*Extracted data*:
--- Begin ---

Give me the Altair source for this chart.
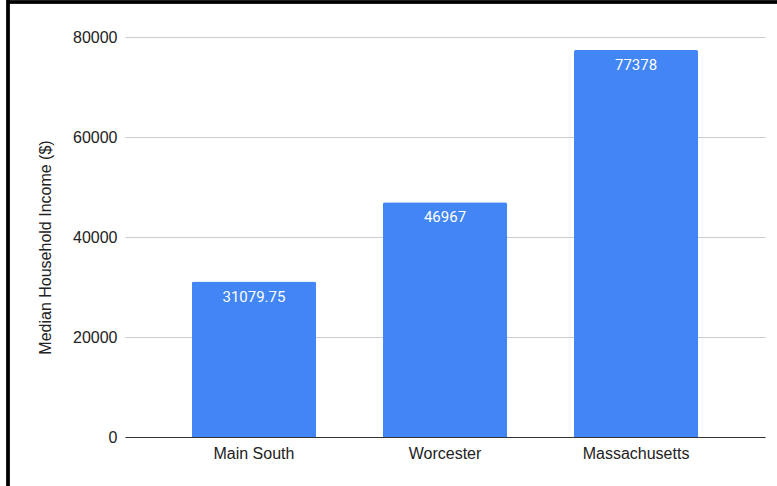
import altair as alt
import pandas as pd

# Median household income by area
areas = ["Main South", "Worcester", "Massachusetts"]
incomes = [31079.75, 46967, 77378]
income_labels = ["31079.75", "46967", "77378"]

df = pd.DataFrame({"area": areas, "income": incomes, "label": income_labels})

x_enc = alt.X(
    "area:N",
    sort=areas,
    title=None,
    scale=alt.Scale(paddingInner=0.35, paddingOuter=0.35),
    axis=alt.Axis(
        labelAngle=0,
        labelFont="Liberation Sans",
        labelFontSize=16,
        labelColor="#222222",
        labelPadding=8,
        ticks=False,
        domainColor="#333333",
        domainWidth=1,
        grid=False,
    ),
)

y_enc = alt.Y(
    "income:Q",
    title="Median Household Income ($)",
    scale=alt.Scale(domain=[0, 80000], nice=False),
    axis=alt.Axis(
        values=[0, 20000, 40000, 60000, 80000],
        format="d",
        labelFont="Liberation Sans",
        labelFontSize=16,
        labelColor="#222222",
        labelPadding=8,
        ticks=False,
        domain=False,
        gridColor="#cccccc",
        gridWidth=1,
        titleFont="Liberation Sans",
        titleFontSize=16,
        titleFontWeight="normal",
        titleColor="#222222",
        titlePadding=19,
        titleY=210,
    ),
)

bars = alt.Chart(df).mark_bar(
    color="#4285F4",
    cornerRadiusTopLeft=2,
    cornerRadiusTopRight=2,
).encode(x=x_enc, y=y_enc)

labels = alt.Chart(df).mark_text(
    baseline="top",
    dy=8,
    font="Roboto",
    fontSize=15,
    color="#ffffff",
).encode(
    x=alt.X("area:N", sort=areas),
    y="income:Q",
    text="label:N",
)

# Page frame on the left and top edges
frame_left = alt.Chart(df).mark_rule(color="#000000", strokeWidth=3).encode(
    x=alt.value(-117), y=alt.value(-37), y2=alt.value(449)
)
frame_top = alt.Chart(df).mark_rule(color="#000000", strokeWidth=3).encode(
    x=alt.value(-118), x2=alt.value(652), y=alt.value(-35)
)

chart = (
    alt.layer(bars, labels, frame_left, frame_top)
    .properties(
        width=640,
        height=400,
        autosize=alt.AutoSizeParams(type="none"),
        padding={"left": 125, "top": 37, "right": 12, "bottom": 49},
        background="#ffffff",
    )
    .configure_view(stroke=None)
)

chart.save("out.html", embed_options={"renderer": "svg", "actions": False})
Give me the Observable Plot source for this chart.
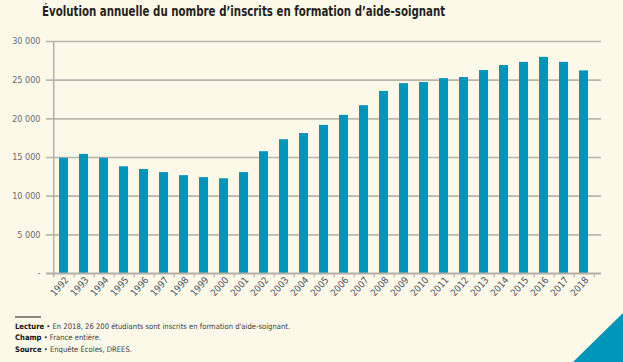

--- End ---

*Your goal*: Produce an exact copy of each line of data, skipping embedded images.

*Solution for this exercise*:
Give me the Altair source for this chart.
import altair as alt
import pandas as pd

# Median household income by area
areas = ["Main South", "Worcester", "Massachusetts"]
incomes = [31079.75, 46967, 77378]
income_labels = ["31079.75", "46967", "77378"]

df = pd.DataFrame({"area": areas, "income": incomes, "label": income_labels})

x_enc = alt.X(
    "area:N",
    sort=areas,
    title=None,
    scale=alt.Scale(paddingInner=0.35, paddingOuter=0.35),
    axis=alt.Axis(
        labelAngle=0,
        labelFont="Liberation Sans",
        labelFontSize=16,
        labelColor="#222222",
        labelPadding=8,
        ticks=False,
        domainColor="#333333",
        domainWidth=1,
        grid=False,
    ),
)

y_enc = alt.Y(
    "income:Q",
    title="Median Household Income ($)",
    scale=alt.Scale(domain=[0, 80000], nice=False),
    axis=alt.Axis(
        values=[0, 20000, 40000, 60000, 80000],
        format="d",
        labelFont="Liberation Sans",
        labelFontSize=16,
        labelColor="#222222",
        labelPadding=8,
        ticks=False,
        domain=False,
        gridColor="#cccccc",
        gridWidth=1,
        titleFont="Liberation Sans",
        titleFontSize=16,
        titleFontWeight="normal",
        titleColor="#222222",
        titlePadding=19,
        titleY=210,
    ),
)

bars = alt.Chart(df).mark_bar(
    color="#4285F4",
    cornerRadiusTopLeft=2,
    cornerRadiusTopRight=2,
).encode(x=x_enc, y=y_enc)

labels = alt.Chart(df).mark_text(
    baseline="top",
    dy=8,
    font="Roboto",
    fontSize=15,
    color="#ffffff",
).encode(
    x=alt.X("area:N", sort=areas),
    y="income:Q",
    text="label:N",
)

# Page frame on the left and top edges
frame_left = alt.Chart(df).mark_rule(color="#000000", strokeWidth=3).encode(
    x=alt.value(-117), y=alt.value(-37), y2=alt.value(449)
)
frame_top = alt.Chart(df).mark_rule(color="#000000", strokeWidth=3).encode(
    x=alt.value(-118), x2=alt.value(652), y=alt.value(-35)
)

chart = (
    alt.layer(bars, labels, frame_left, frame_top)
    .properties(
        width=640,
        height=400,
        autosize=alt.AutoSizeParams(type="none"),
        padding={"left": 125, "top": 37, "right": 12, "bottom": 49},
        background="#ffffff",
    )
    .configure_view(stroke=None)
)

chart.save("out.html", embed_options={"renderer": "svg", "actions": False})
Give me the Observable Plot source for this chart.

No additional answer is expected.